Objective.
Only the lines from the start of the data through the line containing "var panelY = [0.4, 1.16];" should be written out, exactly as they are, with both ends included and the pictures left out.

Provided data.

-=-=-=-=-

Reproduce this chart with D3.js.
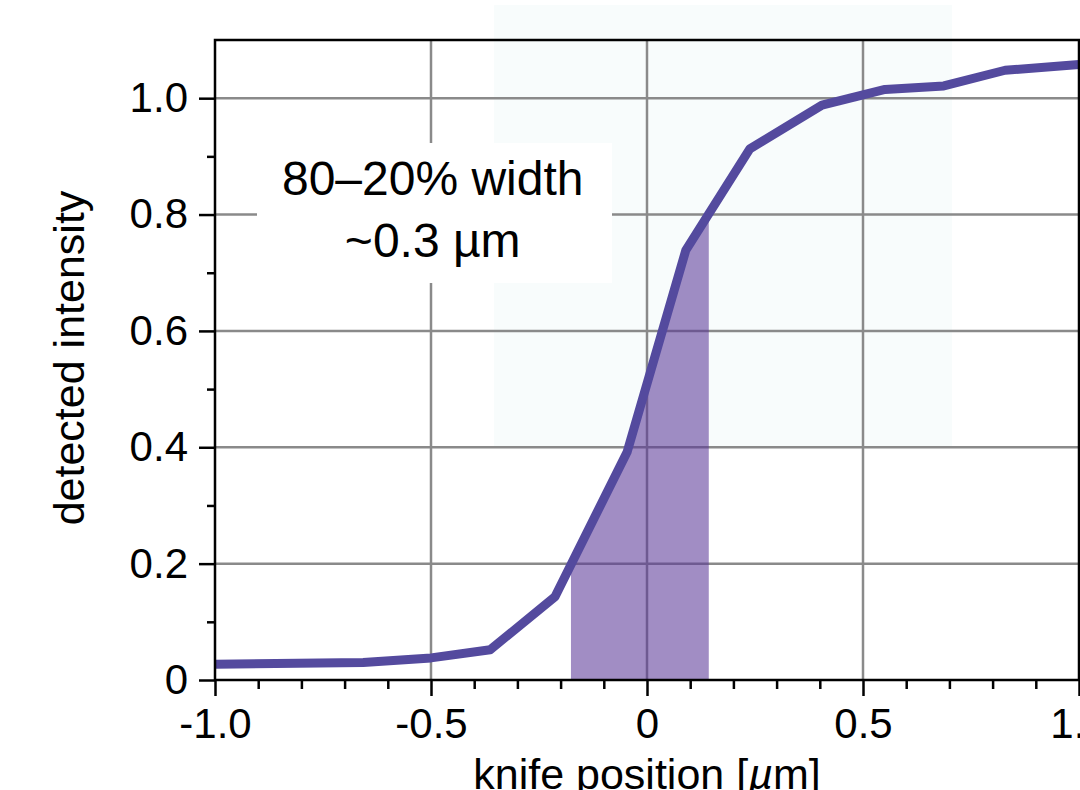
<!DOCTYPE html>
<html>
<head>
<meta charset="utf-8">
<script src="https://cdn.jsdelivr.net/npm/d3@7"></script>
<style>
  html, body { margin: 0; padding: 0; background: #fff; }
  svg { display: block; font-family: "Liberation Sans", Arial, Helvetica, sans-serif; }
</style>
</head>
<body>
<svg width="1080" height="790"></svg>
<script>
// knife-edge scan
var knifePos  = [-1.0, -0.657, -0.5, -0.363, -0.213, -0.046, 0.09, 0.238, 0.405, 0.551, 0.687, 0.829, 1.0];
var intensity = [0.027, 0.030, 0.038, 0.052, 0.143, 0.392, 0.739, 0.913, 0.988, 1.015, 1.021, 1.048, 1.058];

// 80-20% band (shaded under the curve)
var bandX = [-0.176, 0.143];
// faint background panel
var panelX = [-0.354, 0.706];
var panelY = [0.4, 1.16];

var xMajor = [-1.0, -0.5, 0, 0.5, 1.0];
var xMajorLabels = ['-1.0', '-0.5', '0', '0.5', '1.0'];
var xMinor = [-0.9, -0.8, -0.7, -0.6, -0.4, -0.3, -0.2, -0.1, 0.1, 0.2, 0.3, 0.4, 0.6, 0.7, 0.8, 0.9];
var yMajor = [0, 0.2, 0.4, 0.6, 0.8, 1.0];
var yMajorLabels = ['0', '0.2', '0.4', '0.6', '0.8', '1.0'];
var yMinor = [0.1, 0.3, 0.5, 0.7, 0.9];
var xGrid = [-0.5, 0, 0.5];
var yGrid = [0.2, 0.4, 0.6, 0.8, 1.0];

var annotation = ['80\u201320% width', '~0.3 \u00b5m'];

var data = knifePos.map(function(x, i) { return { x: x, y: intensity[i] }; });

var plotLeft = 215, plotRight = 1079, plotTop = 40, plotBottom = 680;

var xScale = d3.scaleLinear().domain([-1, 1]).range([plotLeft, plotRight]);
var yScale = d3.scaleLinear().domain([0, 1.1]).range([plotBottom, plotTop]);

var svg = d3.select('svg');

// faint panel
svg.append('rect')
  .attr('x', xScale(panelX[0]))
  .attr('y', yScale(panelY[1]))
  .attr('width', xScale(panelX[1]) - xScale(panelX[0]))
  .attr('height', yScale(panelY[0]) - yScale(panelY[1]))
  .attr('fill', '#f8fcfc');

// grid
svg.selectAll('line.vgrid')
  .data(xGrid)
  .enter()
  .append('line')
    .attr('class', 'vgrid')
    .attr('x1', function(d) { return xScale(d); })
    .attr('x2', function(d) { return xScale(d); })
    .attr('y1', plotBottom)
    .attr('y2', plotTop)
    .attr('stroke', '#8a8a8a')
    .attr('stroke-width', 2.5);

svg.selectAll('line.hgrid')
  .data(yGrid)
  .enter()
  .append('line')
    .attr('class', 'hgrid')
    .attr('x1', plotLeft)
    .attr('x2', plotRight)
    .attr('y1', function(d) { return yScale(d); })
    .attr('y2', function(d) { return yScale(d); })
    .attr('stroke', '#8a8a8a')
    .attr('stroke-width', 2.5);

// shaded band under the curve
svg.append('clipPath')
  .attr('id', 'bandClip')
  .append('rect')
    .attr('x', xScale(bandX[0]))
    .attr('y', plotTop)
    .attr('width', xScale(bandX[1]) - xScale(bandX[0]))
    .attr('height', plotBottom - plotTop);

var area = d3.area()
  .x(function(d) { return xScale(d.x); })
  .y0(yScale(0))
  .y1(function(d) { return yScale(d.y); });

svg.append('path')
  .datum(data)
  .attr('d', area)
  .attr('clip-path', 'url(#bandClip)')
  .attr('fill', 'rgb(89,54,152)')
  .attr('fill-opacity', 0.57);

// the curve
var line = d3.line()
  .x(function(d) { return xScale(d.x); })
  .y(function(d) { return yScale(d.y); });

svg.append('path')
  .datum(data)
  .attr('d', line)
  .attr('fill', 'none')
  .attr('stroke', '#544a9e')
  .attr('stroke-width', 9)
  .attr('stroke-linejoin', 'round');

// annotation box
var note = svg.append('g');
note.append('rect')
  .attr('fill', '#fff')
  .attr('x', 257)
  .attr('y', 143)
  .attr('width', 355)
  .attr('height', 140);
var noteText = note.append('text')
  .attr('text-anchor', 'middle')
  .attr('font-size', 48)
  .attr('fill', '#000');
noteText.selectAll('tspan')
  .data(annotation)
  .enter()
  .append('tspan')
    .attr('x', xScale(-0.496))
    .attr('y', function(d, i) { return 195 + i * 62; })
    .text(function(d) { return d; });

// frame
svg.append('path')
  .attr('d', 'M' + plotLeft + ',' + plotBottom + 'V' + plotTop + 'H' + plotRight + 'V' + plotBottom + 'Z')
  .attr('stroke', '#000')
  .attr('stroke-width', 2.5)
  .attr('fill', 'none');

// axes
function styleAxis(g) {
  g.select('.domain').remove();
  g.selectAll('.tick line').attr('stroke', '#000').attr('stroke-width', 2.5);
  g.selectAll('.tick text')
    .attr('font-size', 42)
    .attr('fill', '#000')
    .attr('font-family', '"Liberation Sans", Arial, Helvetica, sans-serif');
}

svg.append('g')
  .attr('transform', 'translate(0,' + plotBottom + ')')
  .call(d3.axisBottom(xScale).tickValues(xMinor).tickSize(9).tickFormat(''))
  .call(styleAxis);

svg.append('g')
  .attr('transform', 'translate(0,' + plotBottom + ')')
  .call(d3.axisBottom(xScale).tickValues(xMajor).tickSize(16).tickPadding(12)
    .tickFormat(function(d, i) { return xMajorLabels[i]; }))
  .call(styleAxis);

svg.append('g')
  .attr('transform', 'translate(' + plotLeft + ',0)')
  .call(d3.axisLeft(yScale).tickValues(yMinor).tickSize(8).tickFormat(''))
  .call(styleAxis);

svg.append('g')
  .attr('transform', 'translate(' + plotLeft + ',0)')
  .call(d3.axisLeft(yScale).tickValues(yMajor).tickSize(16).tickPadding(11)
    .tickFormat(function(d, i) { return yMajorLabels[i]; }))
  .call(styleAxis);

// axis titles
var xTitle = svg.append('text')
  .attr('x', xScale(0))
  .attr('y', 789)
  .attr('text-anchor', 'middle')
  .attr('font-size', 43)
  .attr('fill', '#000');
xTitle.append('tspan').text('knife position [');
xTitle.append('tspan').attr('font-style', 'italic').text('\u00b5');
xTitle.append('tspan').text('m]');

svg.append('text')
  .attr('transform', 'translate(84,358) rotate(-90)')
  .attr('text-anchor', 'middle')
  .attr('font-size', 43)
  .attr('fill', '#000')
  .text('detected intensity');
</script>
</body>
</html>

-=-=-=-=-

Completed exercise.
Reproduce this chart with D3.js.
<!DOCTYPE html>
<html>
<head>
<meta charset="utf-8">
<script src="https://cdn.jsdelivr.net/npm/d3@7"></script>
<style>
  html, body { margin: 0; padding: 0; background: #fff; }
  svg { display: block; font-family: "Liberation Sans", Arial, Helvetica, sans-serif; }
</style>
</head>
<body>
<svg width="1080" height="790"></svg>
<script>
// knife-edge scan
var knifePos  = [-1.0, -0.657, -0.5, -0.363, -0.213, -0.046, 0.09, 0.238, 0.405, 0.551, 0.687, 0.829, 1.0];
var intensity = [0.027, 0.030, 0.038, 0.052, 0.143, 0.392, 0.739, 0.913, 0.988, 1.015, 1.021, 1.048, 1.058];

// 80-20% band (shaded under the curve)
var bandX = [-0.176, 0.143];
// faint background panel
var panelX = [-0.354, 0.706];
var panelY = [0.4, 1.16];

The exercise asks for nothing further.